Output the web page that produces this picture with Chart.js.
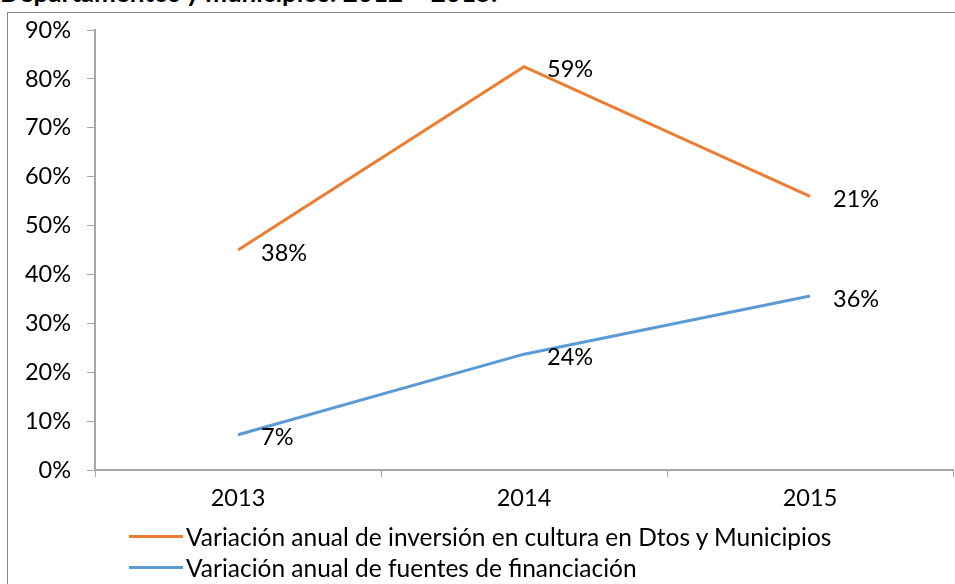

* * *

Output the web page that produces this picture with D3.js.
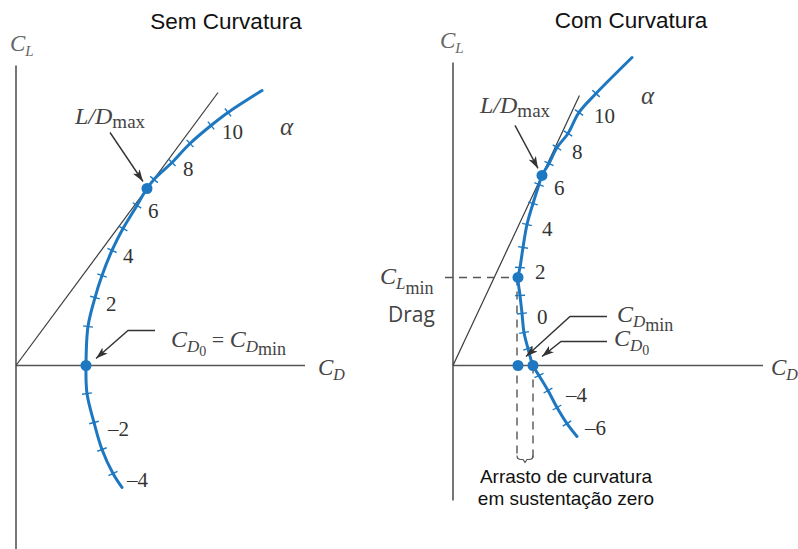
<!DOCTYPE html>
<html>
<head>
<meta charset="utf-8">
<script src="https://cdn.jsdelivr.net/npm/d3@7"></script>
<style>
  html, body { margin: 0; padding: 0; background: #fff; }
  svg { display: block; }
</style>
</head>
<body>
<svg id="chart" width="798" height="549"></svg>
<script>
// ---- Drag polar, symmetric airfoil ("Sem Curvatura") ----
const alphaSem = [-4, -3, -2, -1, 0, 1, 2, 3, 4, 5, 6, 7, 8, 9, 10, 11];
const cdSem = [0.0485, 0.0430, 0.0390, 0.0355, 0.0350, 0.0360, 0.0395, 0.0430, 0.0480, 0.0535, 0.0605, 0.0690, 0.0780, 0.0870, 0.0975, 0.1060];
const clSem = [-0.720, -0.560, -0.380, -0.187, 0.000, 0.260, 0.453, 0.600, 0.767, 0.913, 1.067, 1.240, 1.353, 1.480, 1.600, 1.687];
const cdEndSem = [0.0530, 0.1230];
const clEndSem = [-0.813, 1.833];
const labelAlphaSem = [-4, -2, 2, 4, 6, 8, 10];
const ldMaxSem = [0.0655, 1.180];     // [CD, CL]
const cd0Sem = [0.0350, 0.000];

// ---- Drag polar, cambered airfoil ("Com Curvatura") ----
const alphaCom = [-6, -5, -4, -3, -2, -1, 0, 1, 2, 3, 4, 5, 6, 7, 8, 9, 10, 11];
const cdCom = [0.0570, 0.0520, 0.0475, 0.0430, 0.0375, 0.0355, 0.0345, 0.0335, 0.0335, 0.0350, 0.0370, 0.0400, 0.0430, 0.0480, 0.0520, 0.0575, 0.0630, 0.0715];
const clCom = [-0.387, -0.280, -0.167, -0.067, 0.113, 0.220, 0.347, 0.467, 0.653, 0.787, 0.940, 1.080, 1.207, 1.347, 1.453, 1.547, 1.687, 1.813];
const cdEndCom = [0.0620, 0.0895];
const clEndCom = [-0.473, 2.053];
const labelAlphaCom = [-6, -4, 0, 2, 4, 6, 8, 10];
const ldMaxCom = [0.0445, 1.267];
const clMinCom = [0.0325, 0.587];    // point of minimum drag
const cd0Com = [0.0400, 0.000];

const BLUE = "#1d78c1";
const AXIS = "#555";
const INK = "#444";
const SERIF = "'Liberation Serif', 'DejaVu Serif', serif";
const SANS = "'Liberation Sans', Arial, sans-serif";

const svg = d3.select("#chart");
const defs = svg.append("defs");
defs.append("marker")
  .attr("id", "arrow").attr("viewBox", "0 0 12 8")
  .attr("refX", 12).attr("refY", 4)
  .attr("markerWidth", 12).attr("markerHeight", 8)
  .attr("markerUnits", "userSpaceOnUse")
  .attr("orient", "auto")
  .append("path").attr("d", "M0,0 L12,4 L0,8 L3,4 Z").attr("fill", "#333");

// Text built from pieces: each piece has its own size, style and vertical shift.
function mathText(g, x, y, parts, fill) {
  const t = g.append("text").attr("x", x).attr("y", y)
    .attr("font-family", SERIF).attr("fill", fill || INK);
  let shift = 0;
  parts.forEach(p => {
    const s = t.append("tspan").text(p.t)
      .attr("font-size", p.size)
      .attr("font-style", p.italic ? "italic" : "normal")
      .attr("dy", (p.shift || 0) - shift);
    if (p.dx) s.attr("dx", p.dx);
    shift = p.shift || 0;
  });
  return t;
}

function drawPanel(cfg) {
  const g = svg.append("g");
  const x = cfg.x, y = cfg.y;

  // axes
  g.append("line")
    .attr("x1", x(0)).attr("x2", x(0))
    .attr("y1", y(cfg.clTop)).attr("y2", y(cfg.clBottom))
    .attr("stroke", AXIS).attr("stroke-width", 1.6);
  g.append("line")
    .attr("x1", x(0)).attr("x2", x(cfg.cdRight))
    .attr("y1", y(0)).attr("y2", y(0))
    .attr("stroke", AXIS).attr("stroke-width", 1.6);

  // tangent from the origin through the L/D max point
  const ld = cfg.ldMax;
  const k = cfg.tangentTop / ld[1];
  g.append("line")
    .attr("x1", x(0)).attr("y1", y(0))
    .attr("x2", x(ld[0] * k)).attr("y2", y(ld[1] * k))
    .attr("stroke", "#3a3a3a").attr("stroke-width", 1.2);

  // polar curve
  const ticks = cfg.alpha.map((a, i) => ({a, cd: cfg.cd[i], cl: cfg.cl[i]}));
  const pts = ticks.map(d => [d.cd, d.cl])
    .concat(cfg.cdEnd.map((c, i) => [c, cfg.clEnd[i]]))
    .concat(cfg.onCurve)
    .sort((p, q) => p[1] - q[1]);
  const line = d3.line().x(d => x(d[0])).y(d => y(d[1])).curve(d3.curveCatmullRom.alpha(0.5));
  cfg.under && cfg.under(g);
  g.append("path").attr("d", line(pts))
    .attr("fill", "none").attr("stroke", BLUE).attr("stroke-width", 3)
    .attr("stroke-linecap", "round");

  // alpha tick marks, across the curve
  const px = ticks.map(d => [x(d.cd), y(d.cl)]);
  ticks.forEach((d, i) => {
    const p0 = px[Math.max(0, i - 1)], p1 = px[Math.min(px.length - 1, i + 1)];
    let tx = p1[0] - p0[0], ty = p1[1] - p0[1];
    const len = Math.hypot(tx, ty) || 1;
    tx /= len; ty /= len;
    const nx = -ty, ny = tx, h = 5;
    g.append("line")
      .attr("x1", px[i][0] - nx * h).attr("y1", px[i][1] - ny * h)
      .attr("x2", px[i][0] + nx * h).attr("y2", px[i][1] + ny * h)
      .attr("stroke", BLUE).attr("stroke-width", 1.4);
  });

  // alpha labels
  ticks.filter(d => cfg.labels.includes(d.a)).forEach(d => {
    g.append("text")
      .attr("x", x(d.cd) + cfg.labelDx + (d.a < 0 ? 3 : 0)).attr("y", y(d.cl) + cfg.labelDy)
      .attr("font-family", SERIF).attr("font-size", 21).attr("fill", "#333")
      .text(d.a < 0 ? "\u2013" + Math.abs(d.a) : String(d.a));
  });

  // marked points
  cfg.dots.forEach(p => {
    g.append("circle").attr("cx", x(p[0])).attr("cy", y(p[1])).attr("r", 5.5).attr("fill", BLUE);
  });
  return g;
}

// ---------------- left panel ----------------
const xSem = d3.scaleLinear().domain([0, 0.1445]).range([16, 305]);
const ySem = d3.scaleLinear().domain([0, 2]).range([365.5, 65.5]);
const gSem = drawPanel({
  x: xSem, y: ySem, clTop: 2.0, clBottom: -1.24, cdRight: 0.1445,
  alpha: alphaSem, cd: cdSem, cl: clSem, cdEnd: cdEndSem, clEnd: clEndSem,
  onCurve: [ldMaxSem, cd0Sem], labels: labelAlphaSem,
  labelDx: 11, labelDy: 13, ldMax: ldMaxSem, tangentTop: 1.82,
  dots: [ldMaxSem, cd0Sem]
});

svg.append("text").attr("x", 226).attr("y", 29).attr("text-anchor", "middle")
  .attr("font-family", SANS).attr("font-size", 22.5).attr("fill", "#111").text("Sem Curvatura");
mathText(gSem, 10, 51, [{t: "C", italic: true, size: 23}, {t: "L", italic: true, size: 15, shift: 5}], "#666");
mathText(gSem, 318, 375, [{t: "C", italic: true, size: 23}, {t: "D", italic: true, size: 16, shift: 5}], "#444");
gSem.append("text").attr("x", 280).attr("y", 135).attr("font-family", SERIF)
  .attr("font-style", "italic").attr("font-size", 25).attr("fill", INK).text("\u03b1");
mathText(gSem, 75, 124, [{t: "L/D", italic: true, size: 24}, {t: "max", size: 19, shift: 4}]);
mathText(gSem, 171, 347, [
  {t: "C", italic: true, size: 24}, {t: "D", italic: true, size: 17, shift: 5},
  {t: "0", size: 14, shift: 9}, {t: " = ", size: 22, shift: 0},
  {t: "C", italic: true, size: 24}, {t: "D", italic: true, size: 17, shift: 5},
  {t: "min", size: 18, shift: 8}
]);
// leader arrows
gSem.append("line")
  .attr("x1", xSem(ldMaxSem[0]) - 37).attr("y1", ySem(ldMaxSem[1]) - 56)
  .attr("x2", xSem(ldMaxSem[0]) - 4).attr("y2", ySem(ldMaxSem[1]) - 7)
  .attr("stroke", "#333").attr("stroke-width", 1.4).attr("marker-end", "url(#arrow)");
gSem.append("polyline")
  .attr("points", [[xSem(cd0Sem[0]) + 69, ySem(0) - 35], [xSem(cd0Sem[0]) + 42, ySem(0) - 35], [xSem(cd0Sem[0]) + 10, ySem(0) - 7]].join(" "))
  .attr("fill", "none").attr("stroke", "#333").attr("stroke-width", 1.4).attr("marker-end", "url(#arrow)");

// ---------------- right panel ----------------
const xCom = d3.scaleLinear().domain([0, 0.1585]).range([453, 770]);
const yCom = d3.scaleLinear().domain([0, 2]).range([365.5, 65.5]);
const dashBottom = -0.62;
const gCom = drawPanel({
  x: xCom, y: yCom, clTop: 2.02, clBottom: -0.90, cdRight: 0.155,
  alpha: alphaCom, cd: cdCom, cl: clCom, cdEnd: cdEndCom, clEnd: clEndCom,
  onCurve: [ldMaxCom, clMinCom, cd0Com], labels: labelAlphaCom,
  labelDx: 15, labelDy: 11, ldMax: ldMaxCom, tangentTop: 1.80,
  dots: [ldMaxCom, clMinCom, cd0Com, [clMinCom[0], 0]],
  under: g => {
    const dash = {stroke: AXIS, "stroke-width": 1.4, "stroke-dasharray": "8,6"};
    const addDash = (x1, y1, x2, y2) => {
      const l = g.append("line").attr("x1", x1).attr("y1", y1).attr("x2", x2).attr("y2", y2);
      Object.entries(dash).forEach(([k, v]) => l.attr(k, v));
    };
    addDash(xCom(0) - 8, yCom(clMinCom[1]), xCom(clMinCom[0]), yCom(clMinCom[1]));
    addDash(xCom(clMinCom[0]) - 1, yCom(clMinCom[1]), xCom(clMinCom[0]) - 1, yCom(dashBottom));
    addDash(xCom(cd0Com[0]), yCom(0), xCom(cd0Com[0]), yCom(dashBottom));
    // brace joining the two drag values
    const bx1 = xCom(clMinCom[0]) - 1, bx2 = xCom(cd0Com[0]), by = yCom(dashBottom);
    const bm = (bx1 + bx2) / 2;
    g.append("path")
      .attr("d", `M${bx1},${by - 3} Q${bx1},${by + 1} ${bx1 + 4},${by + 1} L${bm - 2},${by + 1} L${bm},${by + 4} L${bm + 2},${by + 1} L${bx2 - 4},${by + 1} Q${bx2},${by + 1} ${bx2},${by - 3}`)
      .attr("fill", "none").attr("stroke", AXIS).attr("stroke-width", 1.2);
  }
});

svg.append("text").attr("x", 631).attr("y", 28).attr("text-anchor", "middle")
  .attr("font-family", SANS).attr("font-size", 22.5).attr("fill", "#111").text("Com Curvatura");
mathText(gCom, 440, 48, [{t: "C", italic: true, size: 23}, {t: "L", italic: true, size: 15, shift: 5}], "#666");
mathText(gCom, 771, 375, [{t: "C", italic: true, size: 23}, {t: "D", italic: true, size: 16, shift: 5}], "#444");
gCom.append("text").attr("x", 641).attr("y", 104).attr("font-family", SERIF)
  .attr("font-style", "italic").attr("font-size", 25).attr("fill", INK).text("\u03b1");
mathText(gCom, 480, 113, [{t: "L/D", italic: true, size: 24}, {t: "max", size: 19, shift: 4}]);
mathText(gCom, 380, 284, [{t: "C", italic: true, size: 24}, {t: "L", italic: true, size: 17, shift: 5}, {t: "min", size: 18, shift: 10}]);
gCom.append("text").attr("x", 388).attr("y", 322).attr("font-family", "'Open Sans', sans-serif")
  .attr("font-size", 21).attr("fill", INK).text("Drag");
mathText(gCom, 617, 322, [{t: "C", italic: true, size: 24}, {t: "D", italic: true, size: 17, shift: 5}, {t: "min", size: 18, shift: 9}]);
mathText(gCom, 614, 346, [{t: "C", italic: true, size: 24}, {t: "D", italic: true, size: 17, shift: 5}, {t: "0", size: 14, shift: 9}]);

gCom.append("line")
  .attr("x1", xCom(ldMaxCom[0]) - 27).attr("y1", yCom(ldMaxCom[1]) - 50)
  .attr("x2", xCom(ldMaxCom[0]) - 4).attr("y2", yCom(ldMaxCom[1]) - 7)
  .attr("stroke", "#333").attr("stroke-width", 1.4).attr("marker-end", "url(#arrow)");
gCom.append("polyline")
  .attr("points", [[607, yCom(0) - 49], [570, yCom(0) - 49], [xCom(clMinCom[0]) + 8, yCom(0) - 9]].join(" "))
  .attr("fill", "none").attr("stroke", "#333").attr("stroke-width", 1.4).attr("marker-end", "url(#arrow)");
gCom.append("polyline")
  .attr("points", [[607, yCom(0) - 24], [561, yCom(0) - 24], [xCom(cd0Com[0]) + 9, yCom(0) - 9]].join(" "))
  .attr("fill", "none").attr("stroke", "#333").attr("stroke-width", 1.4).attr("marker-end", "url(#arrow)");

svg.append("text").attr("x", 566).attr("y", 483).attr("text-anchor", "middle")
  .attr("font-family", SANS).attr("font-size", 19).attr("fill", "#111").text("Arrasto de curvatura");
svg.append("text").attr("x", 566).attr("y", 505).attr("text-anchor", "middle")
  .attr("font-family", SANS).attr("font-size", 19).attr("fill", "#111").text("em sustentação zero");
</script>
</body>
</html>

---

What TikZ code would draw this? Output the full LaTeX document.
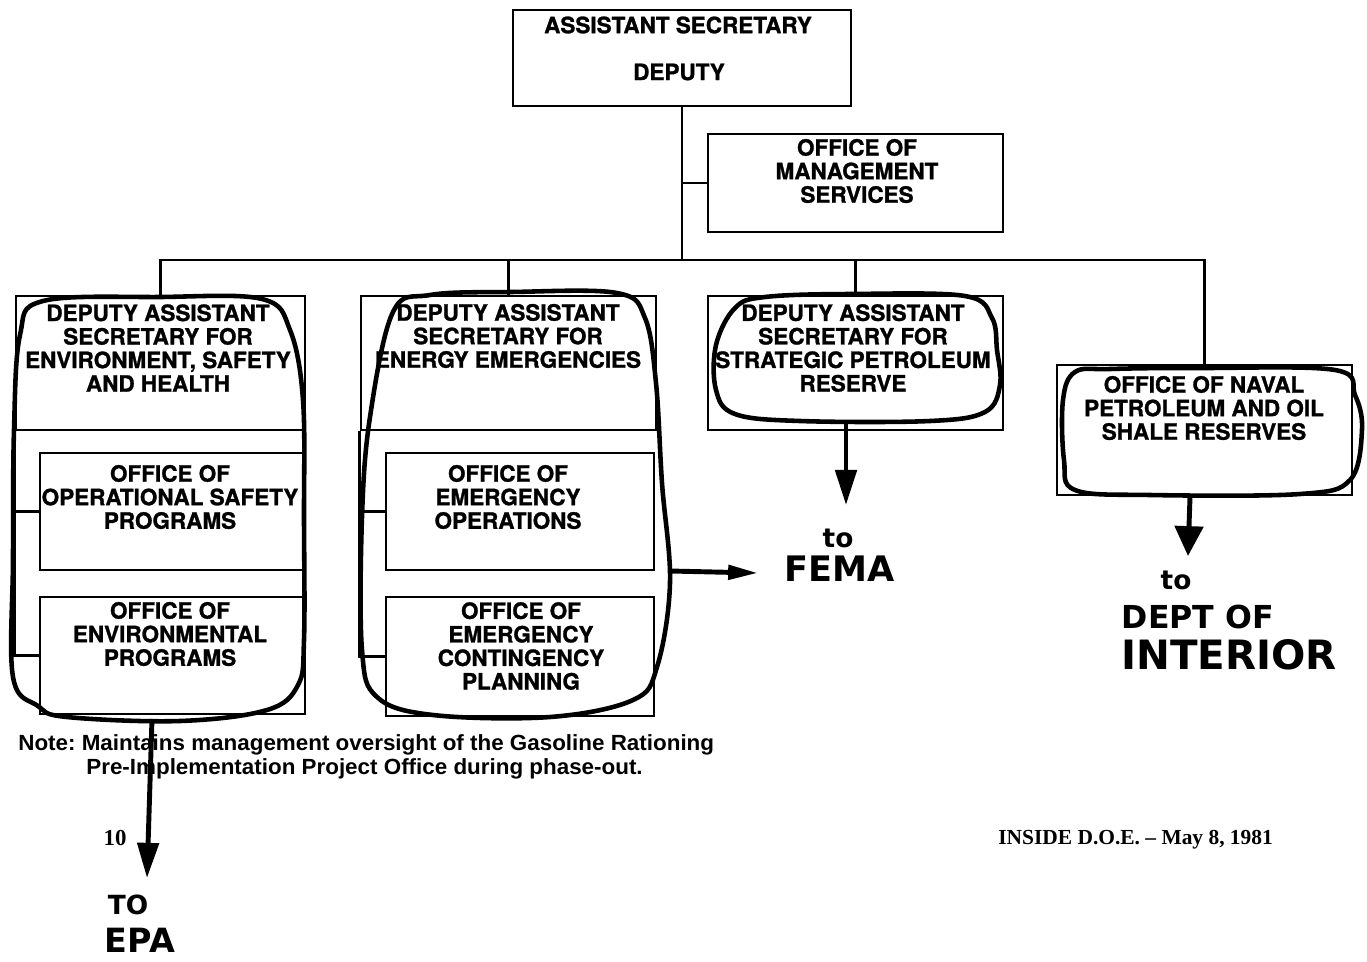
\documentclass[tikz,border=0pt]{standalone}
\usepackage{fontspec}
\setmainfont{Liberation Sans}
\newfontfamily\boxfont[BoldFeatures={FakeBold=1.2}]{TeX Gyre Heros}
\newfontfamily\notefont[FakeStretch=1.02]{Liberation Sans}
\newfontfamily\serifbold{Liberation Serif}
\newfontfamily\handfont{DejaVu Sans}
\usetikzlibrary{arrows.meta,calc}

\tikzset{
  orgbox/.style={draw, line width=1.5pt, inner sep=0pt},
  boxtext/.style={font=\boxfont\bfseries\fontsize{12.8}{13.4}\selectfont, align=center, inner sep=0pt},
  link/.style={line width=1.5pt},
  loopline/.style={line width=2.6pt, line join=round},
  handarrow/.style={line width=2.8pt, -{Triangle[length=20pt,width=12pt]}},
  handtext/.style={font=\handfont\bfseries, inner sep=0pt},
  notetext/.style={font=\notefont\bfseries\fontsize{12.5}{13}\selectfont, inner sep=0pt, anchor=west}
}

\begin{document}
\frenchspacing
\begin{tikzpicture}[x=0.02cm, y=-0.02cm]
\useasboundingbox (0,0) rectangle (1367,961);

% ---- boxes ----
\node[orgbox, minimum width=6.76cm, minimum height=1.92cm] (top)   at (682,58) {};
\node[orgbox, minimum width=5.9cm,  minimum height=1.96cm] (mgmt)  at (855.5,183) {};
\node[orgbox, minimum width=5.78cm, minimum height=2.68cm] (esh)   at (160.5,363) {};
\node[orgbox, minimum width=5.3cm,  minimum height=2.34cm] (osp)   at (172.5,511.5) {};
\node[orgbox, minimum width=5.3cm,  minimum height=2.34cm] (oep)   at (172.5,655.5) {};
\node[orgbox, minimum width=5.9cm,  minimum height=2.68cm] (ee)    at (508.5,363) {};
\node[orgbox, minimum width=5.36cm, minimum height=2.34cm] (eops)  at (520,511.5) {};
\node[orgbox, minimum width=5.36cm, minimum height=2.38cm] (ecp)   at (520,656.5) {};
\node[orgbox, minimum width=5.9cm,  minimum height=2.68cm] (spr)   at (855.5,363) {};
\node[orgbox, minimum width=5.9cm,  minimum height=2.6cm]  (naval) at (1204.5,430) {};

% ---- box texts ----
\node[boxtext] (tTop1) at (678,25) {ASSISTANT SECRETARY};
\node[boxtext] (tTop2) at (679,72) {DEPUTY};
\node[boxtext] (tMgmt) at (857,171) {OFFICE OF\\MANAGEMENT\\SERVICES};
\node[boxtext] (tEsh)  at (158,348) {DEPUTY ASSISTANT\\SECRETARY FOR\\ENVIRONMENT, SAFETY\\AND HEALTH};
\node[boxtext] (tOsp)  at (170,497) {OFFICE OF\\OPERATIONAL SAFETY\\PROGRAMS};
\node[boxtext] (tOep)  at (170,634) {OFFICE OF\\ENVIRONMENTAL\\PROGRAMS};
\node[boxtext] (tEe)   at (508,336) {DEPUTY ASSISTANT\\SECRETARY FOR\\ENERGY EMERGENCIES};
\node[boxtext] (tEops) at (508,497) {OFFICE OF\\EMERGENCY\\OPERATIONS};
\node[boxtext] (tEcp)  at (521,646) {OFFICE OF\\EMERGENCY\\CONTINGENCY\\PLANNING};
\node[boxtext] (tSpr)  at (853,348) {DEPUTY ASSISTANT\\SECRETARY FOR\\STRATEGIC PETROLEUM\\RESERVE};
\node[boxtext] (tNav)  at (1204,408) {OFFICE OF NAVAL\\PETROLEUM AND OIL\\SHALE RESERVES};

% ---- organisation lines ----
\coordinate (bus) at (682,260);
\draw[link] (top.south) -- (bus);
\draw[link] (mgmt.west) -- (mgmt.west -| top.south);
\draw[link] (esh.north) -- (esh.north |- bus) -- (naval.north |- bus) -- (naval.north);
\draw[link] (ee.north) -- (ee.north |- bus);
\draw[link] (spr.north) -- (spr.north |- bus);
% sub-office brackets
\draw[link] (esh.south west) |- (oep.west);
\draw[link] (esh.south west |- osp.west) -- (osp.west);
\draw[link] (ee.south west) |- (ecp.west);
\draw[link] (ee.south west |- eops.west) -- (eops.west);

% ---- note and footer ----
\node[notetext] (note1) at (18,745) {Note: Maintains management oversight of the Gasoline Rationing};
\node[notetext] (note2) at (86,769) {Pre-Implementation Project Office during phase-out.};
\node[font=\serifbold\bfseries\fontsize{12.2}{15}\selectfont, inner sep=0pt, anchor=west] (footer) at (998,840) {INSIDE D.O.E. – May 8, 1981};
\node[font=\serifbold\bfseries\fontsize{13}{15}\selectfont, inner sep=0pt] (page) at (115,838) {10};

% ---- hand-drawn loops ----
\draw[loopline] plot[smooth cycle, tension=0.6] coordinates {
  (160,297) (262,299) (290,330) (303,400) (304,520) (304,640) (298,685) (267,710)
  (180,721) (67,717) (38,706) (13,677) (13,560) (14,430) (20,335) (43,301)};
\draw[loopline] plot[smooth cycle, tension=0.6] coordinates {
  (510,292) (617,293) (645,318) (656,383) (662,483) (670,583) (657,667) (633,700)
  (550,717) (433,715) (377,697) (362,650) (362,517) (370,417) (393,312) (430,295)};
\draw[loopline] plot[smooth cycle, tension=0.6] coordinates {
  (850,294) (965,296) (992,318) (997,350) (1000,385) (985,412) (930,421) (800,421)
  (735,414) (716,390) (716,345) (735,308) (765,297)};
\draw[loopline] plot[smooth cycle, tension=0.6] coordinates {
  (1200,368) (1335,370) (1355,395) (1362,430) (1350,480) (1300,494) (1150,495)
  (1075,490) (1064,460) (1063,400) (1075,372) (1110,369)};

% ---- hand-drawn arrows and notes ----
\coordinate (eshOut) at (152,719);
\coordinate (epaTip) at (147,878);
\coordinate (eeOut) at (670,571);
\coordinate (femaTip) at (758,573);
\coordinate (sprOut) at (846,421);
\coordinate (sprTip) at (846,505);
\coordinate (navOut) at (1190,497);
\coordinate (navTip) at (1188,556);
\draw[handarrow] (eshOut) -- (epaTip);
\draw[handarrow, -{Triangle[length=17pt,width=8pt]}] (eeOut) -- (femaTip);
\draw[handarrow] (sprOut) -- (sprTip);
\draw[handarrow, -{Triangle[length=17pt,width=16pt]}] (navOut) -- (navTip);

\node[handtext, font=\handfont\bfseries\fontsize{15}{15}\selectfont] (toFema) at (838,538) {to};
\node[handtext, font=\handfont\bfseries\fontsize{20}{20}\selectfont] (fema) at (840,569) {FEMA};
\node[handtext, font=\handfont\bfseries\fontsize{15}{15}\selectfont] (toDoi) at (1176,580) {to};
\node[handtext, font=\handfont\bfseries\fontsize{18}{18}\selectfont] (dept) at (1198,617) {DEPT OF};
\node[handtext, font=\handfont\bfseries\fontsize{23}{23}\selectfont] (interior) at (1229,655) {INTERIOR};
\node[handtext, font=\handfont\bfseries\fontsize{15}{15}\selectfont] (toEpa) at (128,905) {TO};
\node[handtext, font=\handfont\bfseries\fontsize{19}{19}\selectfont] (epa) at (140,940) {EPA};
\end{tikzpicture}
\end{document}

### The request
Print exactly the lines from the line containing "Output the web page that produces this picture with D3.js." through the line containing "L12,4 L0,8 L3,4", and omit any picture found among them.

### Final result
Output the web page that produces this picture with D3.js.
<!DOCTYPE html>
<html>
<head>
<meta charset="utf-8">
<script src="https://cdn.jsdelivr.net/npm/d3@7"></script>
<style>
  html, body { margin: 0; padding: 0; background: #fff; }
  svg { display: block; }
</style>
</head>
<body>
<svg id="chart" width="798" height="549"></svg>
<script>
// ---- Drag polar, symmetric airfoil ("Sem Curvatura") ----
const alphaSem = [-4, -3, -2, -1, 0, 1, 2, 3, 4, 5, 6, 7, 8, 9, 10, 11];
const cdSem = [0.0485, 0.0430, 0.0390, 0.0355, 0.0350, 0.0360, 0.0395, 0.0430, 0.0480, 0.0535, 0.0605, 0.0690, 0.0780, 0.0870, 0.0975, 0.1060];
const clSem = [-0.720, -0.560, -0.380, -0.187, 0.000, 0.260, 0.453, 0.600, 0.767, 0.913, 1.067, 1.240, 1.353, 1.480, 1.600, 1.687];
const cdEndSem = [0.0530, 0.1230];
const clEndSem = [-0.813, 1.833];
const labelAlphaSem = [-4, -2, 2, 4, 6, 8, 10];
const ldMaxSem = [0.0655, 1.180];     // [CD, CL]
const cd0Sem = [0.0350, 0.000];

// ---- Drag polar, cambered airfoil ("Com Curvatura") ----
const alphaCom = [-6, -5, -4, -3, -2, -1, 0, 1, 2, 3, 4, 5, 6, 7, 8, 9, 10, 11];
const cdCom = [0.0570, 0.0520, 0.0475, 0.0430, 0.0375, 0.0355, 0.0345, 0.0335, 0.0335, 0.0350, 0.0370, 0.0400, 0.0430, 0.0480, 0.0520, 0.0575, 0.0630, 0.0715];
const clCom = [-0.387, -0.280, -0.167, -0.067, 0.113, 0.220, 0.347, 0.467, 0.653, 0.787, 0.940, 1.080, 1.207, 1.347, 1.453, 1.547, 1.687, 1.813];
const cdEndCom = [0.0620, 0.0895];
const clEndCom = [-0.473, 2.053];
const labelAlphaCom = [-6, -4, 0, 2, 4, 6, 8, 10];
const ldMaxCom = [0.0445, 1.267];
const clMinCom = [0.0325, 0.587];    // point of minimum drag
const cd0Com = [0.0400, 0.000];

const BLUE = "#1d78c1";
const AXIS = "#555";
const INK = "#444";
const SERIF = "'Liberation Serif', 'DejaVu Serif', serif";
const SANS = "'Liberation Sans', Arial, sans-serif";

const svg = d3.select("#chart");
const defs = svg.append("defs");
defs.append("marker")
  .attr("id", "arrow").attr("viewBox", "0 0 12 8")
  .attr("refX", 12).attr("refY", 4)
  .attr("markerWidth", 12).attr("markerHeight", 8)
  .attr("markerUnits", "userSpaceOnUse")
  .attr("orient", "auto")
  .append("path").attr("d", "M0,0 L12,4 L0,8 L3,4 Z").attr("fill", "#333");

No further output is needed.